On the same side of the political aisle sits Pat Cupp, the Republican who is challenging long-time state Sen. Madison Marye, D-Shawsville.

Said Cupp, a Tech graduate: "I'm not George Allen." And, "Virginia Tech's the greatest product we have."

It's the same way up in Charlottesville, Sabato said. After all, survival is the first rule of politics.

"If a university gets a cold, the whole district catches pneumonia," he said.

Both Linkous and Cupp signed the business council pledge.

Allen's priorities are education, public safety and jobs creation, said Lauterberg, the director of the state Department of Planning and Budget.

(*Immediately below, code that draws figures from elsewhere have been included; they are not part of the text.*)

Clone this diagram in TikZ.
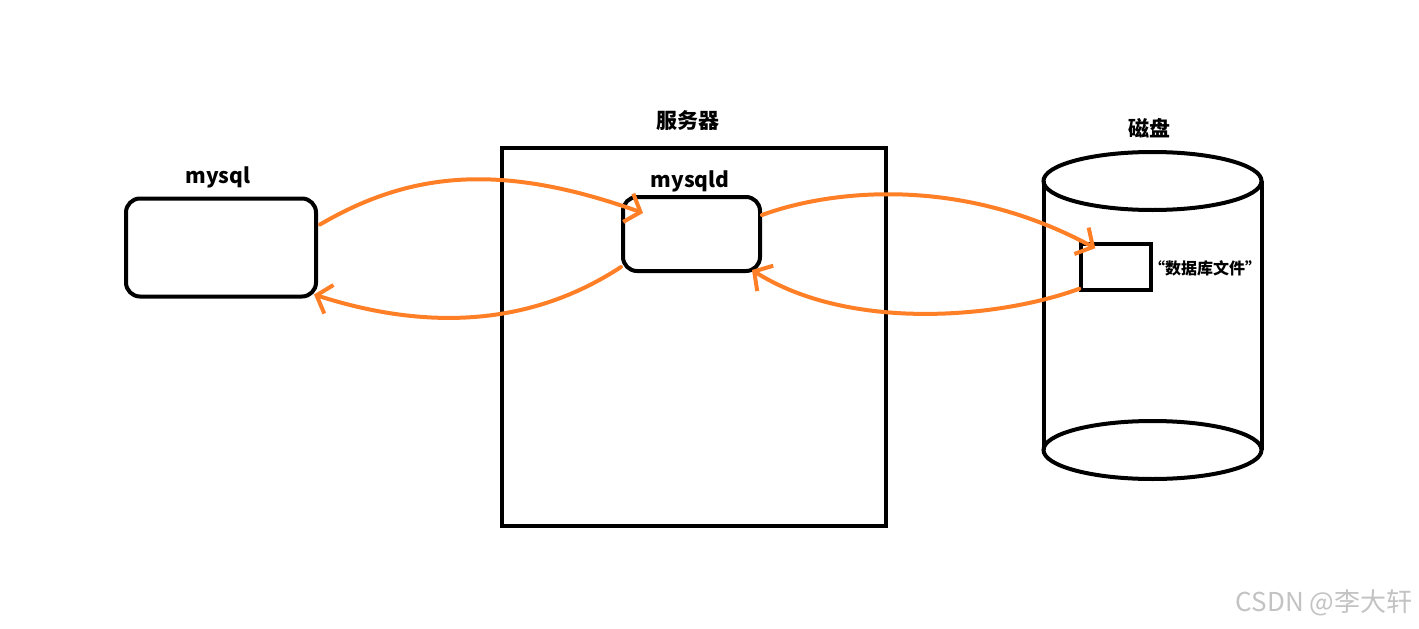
\documentclass[tikz,border=0pt]{standalone}
\usepackage{fontspec}
\setmainfont{Noto Sans CJK SC}
\usetikzlibrary{arrows.meta,calc}
\definecolor{paintorange}{RGB}{255,127,39}
\definecolor{wmgray}{RGB}{195,195,195}
\tikzset{
  blk/.style={draw=black,line width=4pt},
  rbox/.style={blk,rounded corners=14pt,inner sep=0pt},
  sbox/.style={blk,inner sep=0pt},
  lbl/.style={font=\bfseries\fontsize{21}{25}\selectfont,inner sep=0pt},
  flow/.style={draw=paintorange,line width=4pt,line cap=round,
    -{Straight Barb[length=13pt,width=30pt,line width=4pt]}},
}
\begin{document}
\begin{tikzpicture}[x=1pt,y=-1pt]
\useasboundingbox[fill=white] (0,0) rectangle (1419,629);
% server box
\node[sbox,minimum width=384,minimum height=378] (server) at (694,337) {};
\node[lbl] (serverlbl) at (688,121) {服务器};
% mysql client
\node[rbox,minimum width=190,minimum height=98] (mysql) at (221,247.5) {};
\node[lbl] (mysqllbl) at (218,177) {mysql};
% mysqld
\node[rbox,minimum width=137,minimum height=74] (mysqld) at (691.5,234) {};
\node[lbl] (mysqldlbl) at (690,181) {mysqld};
% disk cylinder
\coordinate (cyltop) at (1152.5,181);
\coordinate (cylbot) at (1152.5,450);
\draw[blk] (cyltop) ellipse [x radius=109,y radius=29];
\draw[blk] (cylbot) ellipse [x radius=109,y radius=29];
\draw[blk] ($(cyltop)+(-109,0)$) -- ($(cylbot)+(-109,0)$);
\draw[blk] ($(cyltop)+(109,0)$) -- ($(cylbot)+(109,0)$);
\node[lbl] (disklbl) at (1149,128) {磁盘};
% database file
\node[sbox,line width=3.5pt,minimum width=70,minimum height=46] (dbfile) at (1116,267) {};
\node[font=\bfseries\fontsize{16}{19}\selectfont,inner sep=0pt] (dbfilelbl) at (1205,268) {“数据库文件”};
% flows
\path[flow] ($(mysql.east)+(2,-23)$) .. controls (410,172) and (500,162) .. ($(mysqld.north west)+(22,18)$);
\path[flow] ($(mysqld.south west)+(0,-6)$) .. controls (540,320) and (440,335) .. ($(mysql.south east)+(-4,-4)$);
\path[flow] ($(mysqld.east)+(0,-19)$) .. controls (830,190) and (960,175) .. ($(dbfile.north west)+(16,6)$);
\path[flow] ($(dbfile.south west)+(0,-3)$) .. controls (1000,318) and (850,332) .. ($(mysqld.south east)+(-10,-3)$);
% watermark
\node[text=wmgray,font=\fontsize{26}{30}\selectfont,inner sep=0pt] (wm) at (1324,603) {CSDN @李大轩};
\end{tikzpicture}
\end{document}
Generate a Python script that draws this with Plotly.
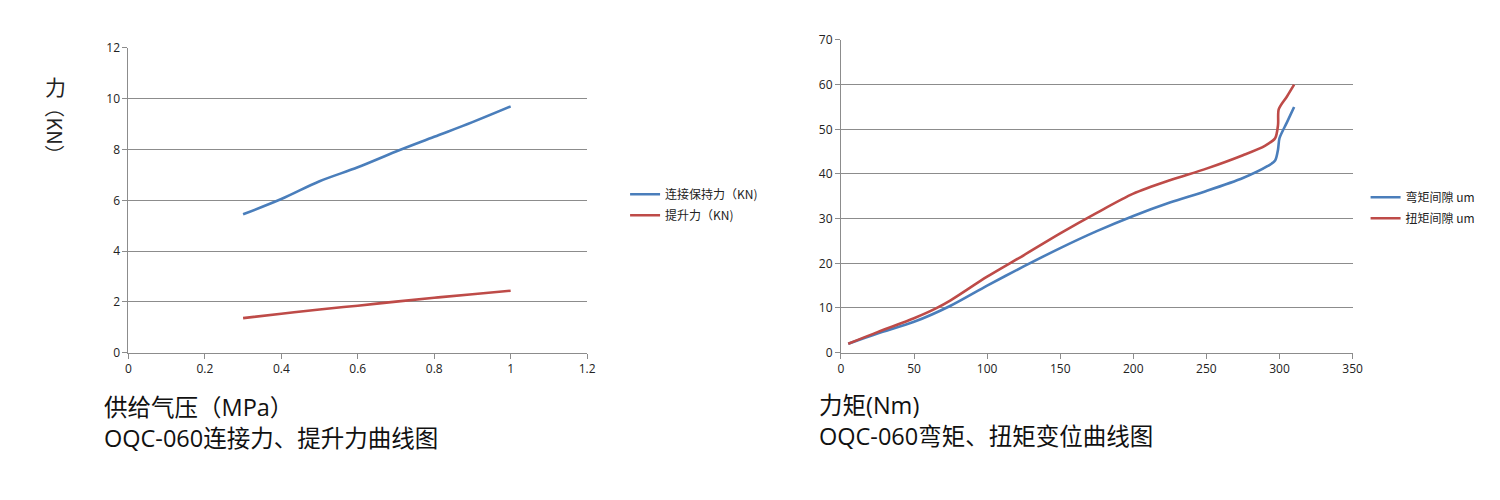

"We're going to do everything we can in this next budget to make sure education is a priority, including higher ed. We're shifting resources in the budget" to education, law enforcement, and economic development, he said.

Richard Rich, head of Tech's political science department, offers this assessment.

"No candidate for state office from this area could afford to come across not supporting higher education," he said, by way of assessing Republican candidates' claims to independence. "It's too central to economic development, and too central to the interests of a lot of individual voters here.

"The question would become, 'What role would the individual play in a coalition in Richmond?' Because legislation is not made by any single individual. Obviously, when they go to Richmond, they're going to come under considerable pressure to vote the party line.

"Even if they do remain true to their promises here, will they be outvoted by their fellow Democrats or Republicans in the legislature?"

Rich extended a reminder:

"Education has been a major issue in this campaign because we've reached a tipping point in Virginia; a critical point.

"This is not an issue because somebody...thought they could make political points."